7. Theorem 5: Growth Limit¶

Statement: As N grows with fixed channel capacity W:

F_max(N) ≈ W / (f_ws · N · t̄)

where f_ws ≈ 0.194 is the working-set fraction for 50% utility and t̄ ≈ 320 is mean item size.

Critical threshold: F_max drops to 50% at N_critical = W / (f_ws · t̄) ≈ 2,900 lessons.

Current N = 1,380. Growth ratio = 0.476 (47.6% of crisis threshold).

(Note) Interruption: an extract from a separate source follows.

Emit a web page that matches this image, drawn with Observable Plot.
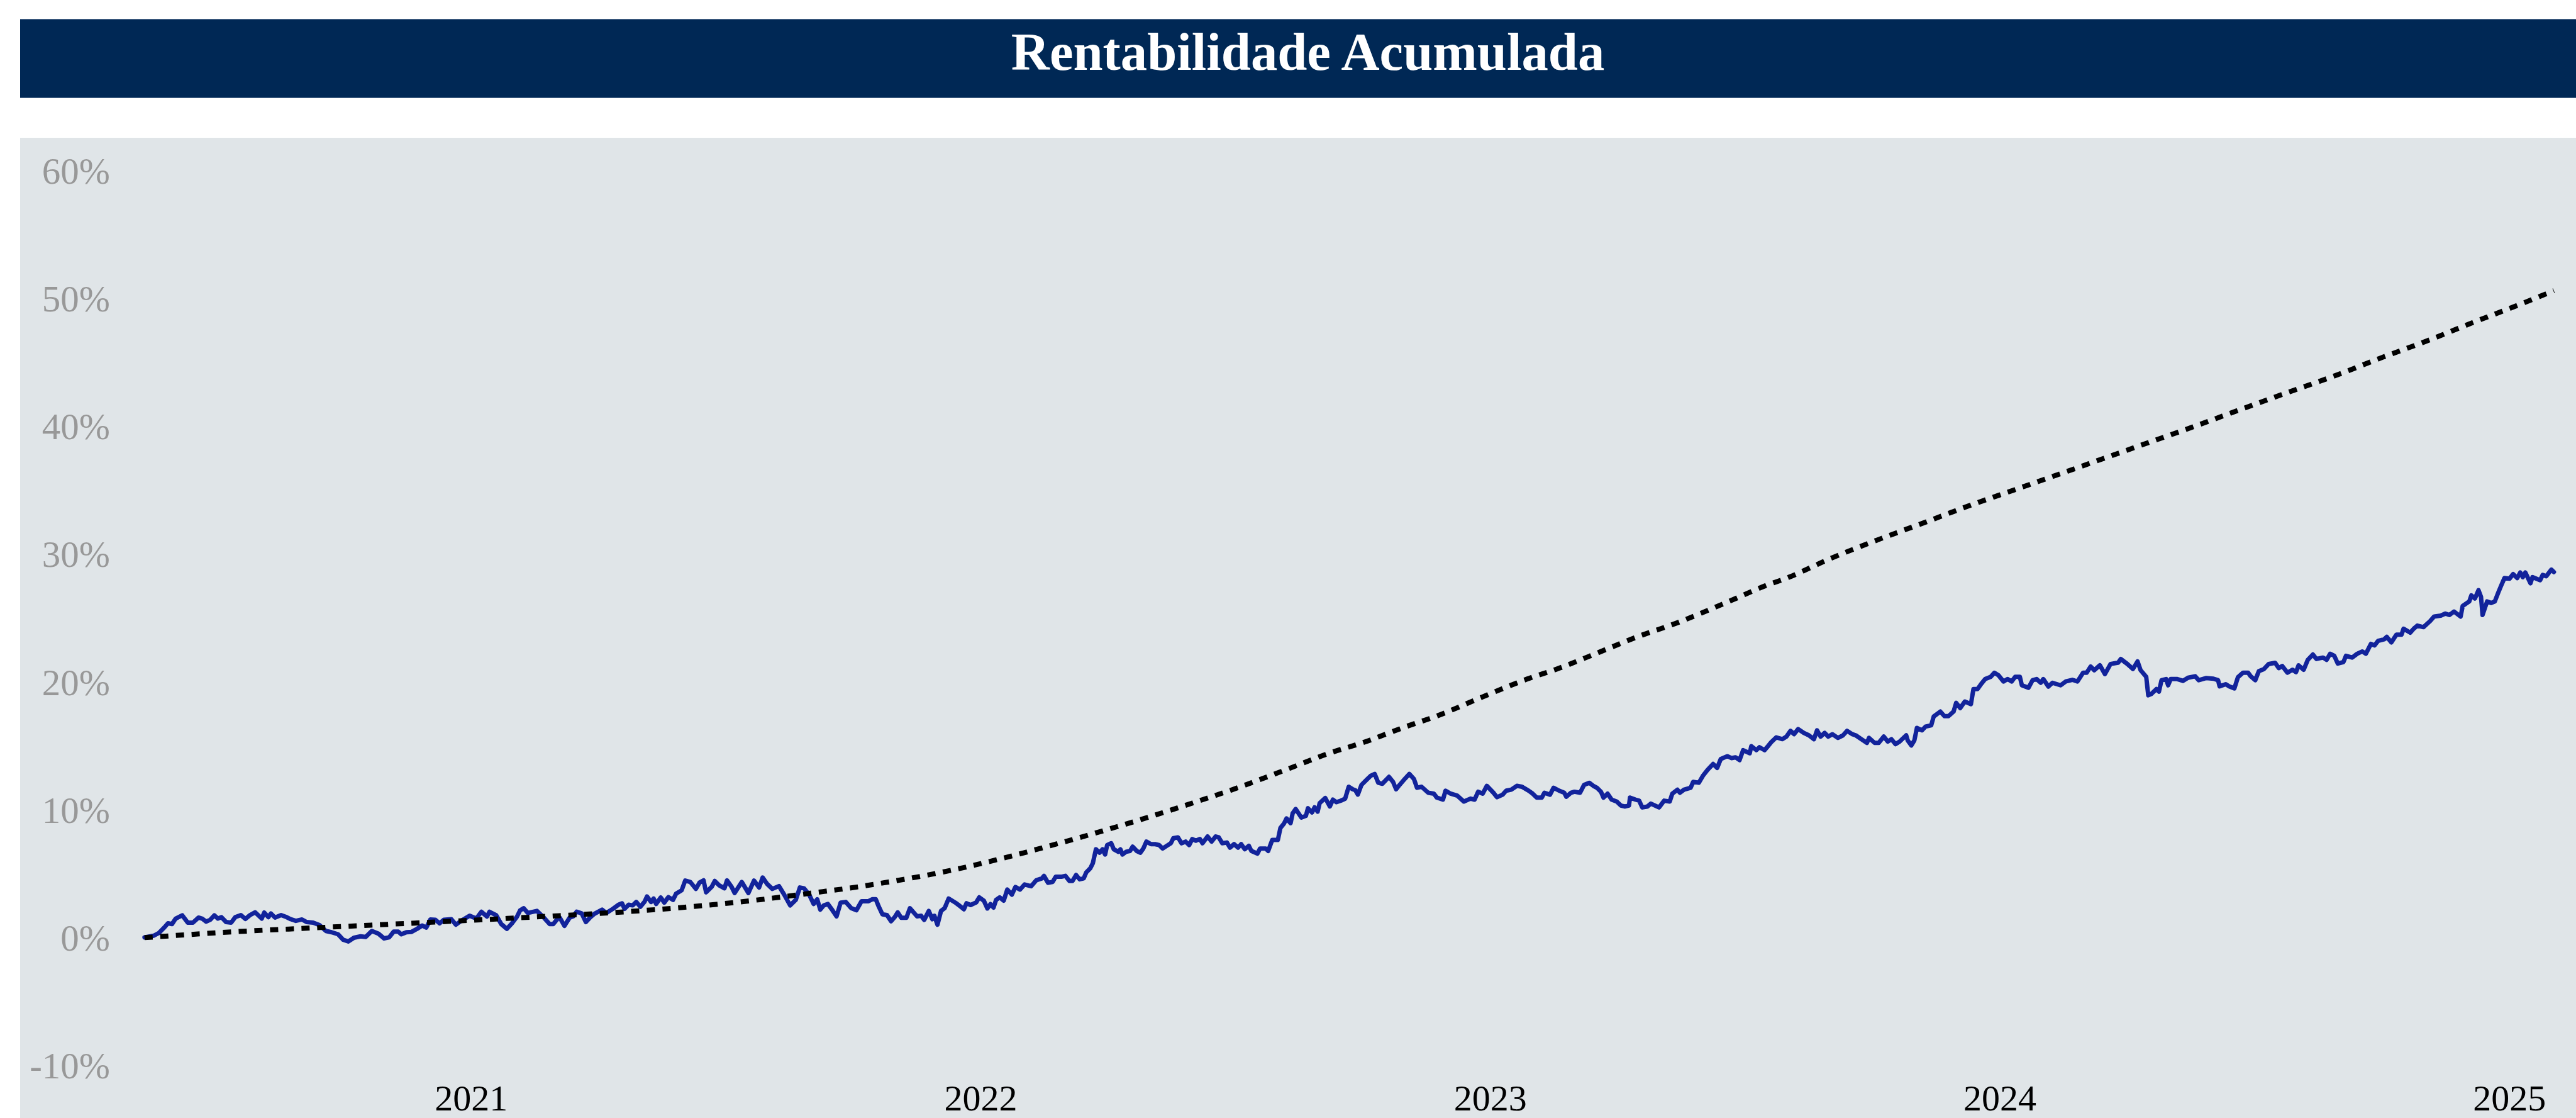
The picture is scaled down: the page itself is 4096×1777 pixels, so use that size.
<!DOCTYPE html>
<html>
<head>
<meta charset="utf-8">
<script src="https://cdn.jsdelivr.net/npm/d3@7"></script>
<script src="https://cdn.jsdelivr.net/npm/@observablehq/plot@0.6"></script>
<style>
  html, body { margin: 0; padding: 0; background: #ffffff; }
  body { width: 4096px; height: 1777px; overflow: hidden; position: relative; }
  #title {
    position: absolute; left: 31.5px; top: 29.6px; width: 4096px; height: 124.8px;
    background: #002855; border-top: 1px solid #6b819e; border-bottom: 1px solid #6b819e;
    color: #ffffff; text-align: center;
    font-family: "Liberation Serif", "Times New Roman", serif; font-weight: bold;
    font-size: 84.7px; line-height: 124.8px;
  }
  #title span { position: relative; top: -10px; }
  #chart { position: absolute; left: 31.5px; top: 219px; }
</style>
</head>
<body>
<div id="title"><span>Rentabilidade Acumulada</span></div>
<div id="chart"></div>
<script>
// Tick labels
const xTicks = [2021, 2022, 2023, 2024, 2025];
const yTicks = [-10, 0, 10, 20, 30, 40, 50, 60];

// Fund cumulative return (%), time in decimal years
const fundYears = [
2020.359,2020.377,2020.387,2020.398,2020.405,2020.413,2020.420,2020.433,2020.444,2020.454,
2020.465,2020.472,2020.480,2020.488,2020.496,2020.503,2020.510,2020.519,2020.529,2020.537,
2020.548,2020.557,2020.566,2020.576,2020.589,2020.594,2020.602,2020.607,2020.615,2020.627,
2020.638,2020.646,2020.656,2020.668,2020.677,2020.690,2020.702,2020.715,2020.726,2020.739,
2020.749,2020.759,2020.770,2020.783,2020.793,2020.805,2020.818,2020.829,2020.839,2020.848,
2020.857,2020.863,2020.873,2020.883,2020.894,2020.904,2020.912,2020.920,2020.930,2020.938,
2020.946,2020.961,2020.970,2020.981,2020.997,2021.010,2021.020,2021.031,2021.036,2021.049,
2021.059,2021.070,2021.080,2021.090,2021.096,2021.103,2021.111,2021.129,2021.143,2021.154,
2021.161,2021.169,2021.174,2021.183,2021.193,2021.200,2021.207,2021.217,2021.225,2021.234,
2021.242,2021.257,2021.265,2021.278,2021.289,2021.296,2021.301,2021.309,2021.317,2021.324,
2021.332,2021.340,2021.345,2021.353,2021.358,2021.363,2021.372,2021.379,2021.387,2021.396,
2021.402,2021.413,2021.420,2021.430,2021.441,2021.448,2021.456,2021.461,2021.472,2021.478,
2021.487,2021.497,2021.502,2021.511,2021.517,2021.531,2021.544,2021.555,2021.565,2021.572,
2021.581,2021.591,2021.604,2021.614,2021.626,2021.637,2021.645,2021.653,2021.663,2021.672,
2021.679,2021.685,2021.692,2021.700,2021.707,2021.717,2021.725,2021.735,2021.746,2021.756,
2021.766,2021.779,2021.787,2021.794,2021.800,2021.807,2021.816,2021.824,2021.831,2021.837,
2021.844,2021.854,2021.861,2021.875,2021.883,2021.889,2021.898,2021.905,2021.909,2021.915,
2021.922,2021.929,2021.937,2021.952,2021.967,2021.972,2021.980,2021.991,2021.997,2022.006,
2022.013,2022.019,2022.025,2022.030,2022.037,2022.045,2022.052,2022.061,2022.068,2022.077,
2022.086,2022.099,2022.109,2022.120,2022.124,2022.132,2022.141,2022.147,2022.158,2022.166,
2022.174,2022.180,2022.187,2022.194,2022.202,2022.207,2022.215,2022.220,2022.226,2022.233,
2022.239,2022.244,2022.248,2022.256,2022.261,2022.270,2022.274,2022.278,2022.285,2022.293,
2022.298,2022.306,2022.313,2022.319,2022.325,2022.334,2022.342,2022.350,2022.357,2022.365,
2022.373,2022.378,2022.387,2022.394,2022.402,2022.409,2022.415,2022.422,2022.430,2022.435,
2022.445,2022.453,2022.461,2022.467,2022.474,2022.483,2022.489,2022.497,2022.505,2022.511,
2022.518,2022.526,2022.531,2022.543,2022.548,2022.559,2022.564,2022.572,2022.583,2022.588,
2022.595,2022.600,2022.608,2022.612,2022.618,2022.629,2022.638,2022.642,2022.650,2022.655,
2022.661,2022.665,2022.676,2022.685,2022.691,2022.698,2022.707,2022.715,2022.722,2022.730,
2022.735,2022.740,2022.747,2022.757,2022.765,2022.773,2022.780,2022.788,2022.801,2022.809,
2022.815,2022.822,2022.832,2022.841,2022.850,2022.856,2022.865,2022.878,2022.889,2022.895,
2022.907,2022.912,2022.922,2022.935,2022.948,2022.961,2022.969,2022.976,2022.985,2022.993,
2023.006,2023.013,2023.024,2023.031,2023.041,2023.052,2023.062,2023.075,2023.083,2023.091,
2023.101,2023.106,2023.117,2023.124,2023.135,2023.145,2023.149,2023.158,2023.165,2023.176,
2023.184,2023.194,2023.202,2023.209,2023.217,2023.222,2023.230,2023.238,2023.248,2023.256,
2023.264,2023.272,2023.274,2023.285,2023.292,2023.298,2023.308,2023.315,2023.331,2023.341,
2023.352,2023.357,2023.367,2023.372,2023.380,2023.393,2023.398,2023.409,2023.417,2023.426,
2023.437,2023.445,2023.452,2023.465,2023.473,2023.481,2023.489,2023.496,2023.509,2023.512,
2023.522,2023.528,2023.538,2023.543,2023.551,2023.561,2023.573,2023.581,2023.589,2023.596,
2023.604,2023.615,2023.625,2023.635,2023.641,2023.648,2023.656,2023.663,2023.671,2023.682,
2023.692,2023.700,2023.710,2023.717,2023.728,2023.739,2023.743,2023.754,2023.762,2023.772,
2023.780,2023.787,2023.795,2023.803,2023.816,2023.819,2023.826,2023.832,2023.837,2023.847,
2023.854,2023.865,2023.870,2023.883,2023.891,2023.899,2023.909,2023.914,2023.922,2023.931,
2023.943,2023.948,2023.956,2023.963,2023.971,2023.982,2023.989,2023.997,2024.007,2024.015,
2024.023,2024.030,2024.039,2024.043,2024.056,2024.064,2024.072,2024.080,2024.085,2024.095,
2024.103,2024.119,2024.129,2024.142,2024.152,2024.163,2024.170,2024.178,2024.185,2024.196,
2024.206,2024.217,2024.232,2024.237,2024.250,2024.261,2024.270,2024.276,2024.287,2024.291,
2024.297,2024.307,2024.312,2024.317,2024.326,2024.330,2024.335,2024.348,2024.359,2024.369,
2024.383,2024.390,2024.405,2024.419,2024.428,2024.431,2024.443,2024.450,2024.460,2024.467,
2024.477,2024.487,2024.492,2024.501,2024.508,2024.518,2024.527,2024.540,2024.547,2024.554,
2024.564,2024.574,2024.581,2024.586,2024.596,2024.604,2024.614,2024.621,2024.634,2024.641,
2024.648,2024.656,2024.663,2024.674,2024.679,2024.691,2024.701,2024.711,2024.718,2024.728,
2024.735,2024.742,2024.754,2024.759,2024.768,2024.778,2024.788,2024.792,2024.805,2024.812,
2024.819,2024.831,2024.844,2024.852,2024.865,2024.874,2024.882,2024.891,2024.904,2024.908,
2024.921,2024.925,2024.932,2024.939,2024.944,2024.947,2024.956,2024.964,2024.971,2024.978,
2024.983,2024.990,2025.000,2025.007,2025.015,2025.021,2025.026,2025.031,2025.041,2025.045,
2025.060,2025.065,2025.072,2025.082,2025.087
];
const fundReturns = [
0.12,0.25,0.46,0.90,1.22,1.16,1.59,1.84,1.27,1.27,
1.67,1.59,1.35,1.50,1.84,1.59,1.70,1.32,1.27,1.70,
1.86,1.56,1.86,2.08,1.59,2.06,1.70,1.99,1.67,1.86,
1.70,1.54,1.41,1.52,1.32,1.27,1.09,0.62,0.52,0.36,
-0.07,-0.20,0.09,0.20,0.15,0.62,0.41,0.04,0.12,0.57,
0.57,0.36,0.52,0.55,0.79,1.05,0.89,1.52,1.49,1.22,
1.49,1.54,1.11,1.43,1.81,1.59,2.12,1.75,2.12,1.86,
1.16,0.79,1.22,1.75,2.23,2.40,2.03,2.19,1.65,1.16,
1.16,1.54,1.65,1.02,1.65,1.76,2.13,1.99,1.32,1.70,
1.97,2.29,2.02,2.35,2.67,2.78,2.35,2.67,2.62,2.89,
2.51,2.89,3.32,2.89,3.16,2.73,3.24,2.84,3.27,3.05,
3.53,3.80,4.56,4.45,3.91,4.40,4.58,3.64,4.07,4.53,
4.18,3.96,4.58,4.07,3.59,4.45,3.59,4.56,4.02,4.80,
4.29,3.91,4.13,3.48,2.62,3.05,4.02,3.96,3.48,2.73,
3.10,2.29,2.62,2.73,2.35,1.76,2.84,2.89,2.40,2.24,
2.94,2.94,3.10,3.10,2.51,1.92,1.86,1.38,1.70,2.08,
1.65,1.65,2.40,1.76,1.81,1.49,2.19,1.54,1.81,1.11,
2.19,2.40,3.16,2.79,2.32,2.79,2.65,2.85,3.25,2.99,
2.38,2.72,2.45,3.05,3.25,2.99,3.86,3.46,4.06,3.86,
4.26,4.12,4.59,4.73,4.93,4.39,4.46,4.86,4.86,4.93,
4.53,4.53,5.00,4.66,4.73,5.20,5.53,5.93,7.01,6.74,
7.01,6.60,7.34,7.48,7.01,6.81,7.01,6.60,6.81,6.88,
7.21,6.88,6.74,7.07,7.61,7.41,7.41,7.34,7.07,7.28,
7.48,7.88,7.94,7.48,7.61,7.34,7.81,7.68,7.81,7.48,
8.01,7.61,8.01,7.94,7.48,7.54,7.14,7.41,7.14,7.41,
7.01,7.28,6.88,6.67,7.07,7.07,6.88,7.74,7.74,8.68,
9.02,9.42,9.05,9.82,10.16,9.49,9.62,10.22,9.89,10.29,
9.95,10.62,11.02,10.36,10.89,10.69,10.82,10.96,11.90,11.70,
11.63,11.29,12.04,12.44,12.75,12.90,12.21,12.13,12.67,12.28,
11.70,12.05,12.51,12.90,12.51,11.82,11.90,11.43,11.36,11.05,
10.89,11.59,11.36,11.20,10.74,10.97,10.89,11.51,11.36,11.97,
11.43,11.08,11.28,11.59,11.67,11.97,11.90,11.59,11.36,11.05,
11.05,11.43,11.28,11.82,11.59,11.43,11.12,11.43,11.51,11.43,
12.05,12.21,11.97,11.82,11.51,11.05,11.36,10.89,10.74,10.43,
10.35,10.43,11.05,10.89,10.81,10.28,10.35,10.58,10.28,10.81,
10.74,11.36,11.67,11.43,11.67,11.82,12.28,12.21,12.75,13.21,
13.68,13.37,14.06,14.29,14.14,14.20,13.98,14.76,14.52,15.07,
14.76,14.99,14.76,14.99,15.38,15.76,15.62,15.82,16.27,16.01,
16.41,16.11,15.92,15.62,16.31,15.82,16.11,15.82,16.01,15.72,
15.92,16.27,16.01,15.92,15.62,15.33,15.72,15.33,15.33,15.82,
15.43,15.62,15.23,15.43,15.92,15.52,15.13,15.52,16.50,16.31,
16.60,16.70,17.39,17.78,17.42,17.42,17.78,18.46,18.05,18.56,
18.36,19.54,19.54,19.93,20.32,20.50,20.81,20.62,20.13,20.32,
20.13,20.50,20.50,19.83,19.64,20.23,20.32,20.03,20.32,19.73,
20.03,19.83,20.13,20.26,20.13,20.81,20.81,21.30,21.01,21.40,
20.71,21.50,21.60,21.89,21.50,21.11,21.70,21.01,20.50,19.05,
19.15,19.54,19.34,20.23,20.32,19.83,20.32,20.32,20.18,20.42,
20.54,20.23,20.40,20.35,20.23,19.75,19.92,19.75,19.59,20.47,
20.82,20.82,20.54,20.23,20.94,21.10,21.49,21.59,21.18,21.34,
20.82,21.05,20.86,21.39,21.05,21.82,22.24,21.89,22.00,21.82,
22.30,22.14,21.53,21.65,22.14,22.00,22.30,22.48,22.30,23.07,
22.95,23.31,23.43,23.62,23.19,23.79,23.79,24.26,23.95,24.26,
24.50,24.38,24.85,25.21,25.28,25.44,25.33,25.60,25.21,26.04,
26.39,26.86,26.62,27.27,26.74,25.33,26.39,26.27,26.39,27.10,
27.58,28.22,28.17,28.53,28.22,28.65,28.29,28.65,27.81,28.29,
28.05,28.46,28.36,28.88,28.69
];

// Benchmark cumulative return (%), dotted line
const benchYears = [
2020.359,2020.531,2020.694,2020.889,2021.049,2021.146,2021.306,2021.435,2021.567,2021.663,
2021.759,2021.854,2021.946,2022.045,2022.141,2022.231,2022.321,2022.415,2022.505,2022.595,
2022.683,2022.752,2022.835,2022.897,2022.985,2023.072,2023.135,2023.194,2023.285,2023.372,
2023.461,2023.548,2023.578,2023.666,2023.759,2023.852,2023.937,2024.028,2024.119,2024.209,
2024.300,2024.386,2024.475,2024.566,2024.658,2024.750,2024.839,2024.928,2025.016,2025.087
];
const benchReturns = [
0.10,0.55,0.87,1.24,1.56,1.76,2.13,2.53,3.07,3.56,
4.07,4.69,5.40,6.33,7.34,8.35,9.42,10.62,11.83,13.17,
14.51,15.38,16.61,17.46,18.93,20.32,21.17,22.10,23.57,24.80,
26.27,27.74,28.16,29.72,31.19,32.56,33.84,35.11,36.38,37.65,
38.93,40.14,41.44,42.75,44.05,45.47,46.78,48.20,49.55,50.69
];

const fund = fundYears.map((t, i) => ({t, v: fundReturns[i]}));
const bench = benchYears.map((t, i) => ({t, v: benchReturns[i]}));

const chart = Plot.plot({
  width: 4065,
  height: 1558,
  marginLeft: 149.5,
  marginRight: 25.6,
  marginTop: 53.3,
  marginBottom: 81.7,
  style: {background: "#e0e5e8", fontFamily: "'Liberation Serif', 'Times New Roman', serif", overflow: "visible"},
  x: {domain: [2020.3, 2025.1]},
  y: {domain: [-10, 60]},
  marks: [
    Plot.axisY({ticks: yTicks, tickSize: 0, tickPadding: 7, tickFormat: d => d + "%", fontSize: 59, fill: "#989898", label: null}),
    Plot.axisX({ticks: xTicks, tickSize: 0, tickPadding: 28, tickFormat: d => String(d), fontSize: 58, fill: "#000000", label: null}),
    Plot.line(fund, {x: "t", y: "v", stroke: "#12239b", strokeWidth: 7, strokeLinejoin: "round"}),
    Plot.line(bench, {x: "t", y: "v", curve: "monotone-x", stroke: "#000000", strokeWidth: 8, strokeDasharray: "13,12", strokeLinecap: "butt"})
  ]
});
document.getElementById("chart").appendChild(chart);
</script>
</body>
</html>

Falsifiable prediction: If N reaches 2,500 and F_max remains >60%, the growth limit model is falsified.

8. Strategy Comparison¶

At 30% compression (removing 30% of items by count):

Strategy	Distortion	Relative to optimal
Optimal (density sort)	9.6%	1.0×
Random	26.3%	2.7×
Size-only (remove largest)	35.7%	3.7×

The optimal strategy achieves 2.7× less distortion than random at the same compression level.

9. External Applications¶

This theory applies to any knowledge system. The tool tools/rate_distortion.py accepts JSON input:

[{"id": "item-1", "size": 100, "utility": 50}, ...]

Usage:

python3 tools/rate_distortion.py --input data.json --capacity 10000
python3 tools/rate_distortion.py --swarm  # analyze swarm corpus

Universal principle: The Gini coefficient of your utility distribution tells you how much you can compress for free. Higher Gini = more compressible = less pain from archival.

10. Negative Results¶

Gini→β prediction: Weak (R²=0.17). β does not scale linearly with Gini — the relationship is more complex and distribution-dependent.
Shannon R(D) function: Classical Gaussian R(D) = ½log(σ²/D) does NOT apply — the discrete, heavy-tailed citation distribution requires the power-law model instead.
Channel capacity formula: Shannon's C = B·log(1+SNR) is ill-suited because the "noise" in knowledge retrieval is search failure, not additive Gaussian noise.

References¶

Shannon, C. E. (1959). Coding theorems for a discrete source with a fidelity criterion.
Dantzig, G. B. (1957). Discrete-variable extremum problems. Operations Research.
Lorenz, M. O. (1905). Methods of measuring the concentration of wealth.
Tishby, N., Pereira, F. C., & Bialek, W. (1999). The information bottleneck method.
Gini, C. (1912). Variabilità e mutabilità.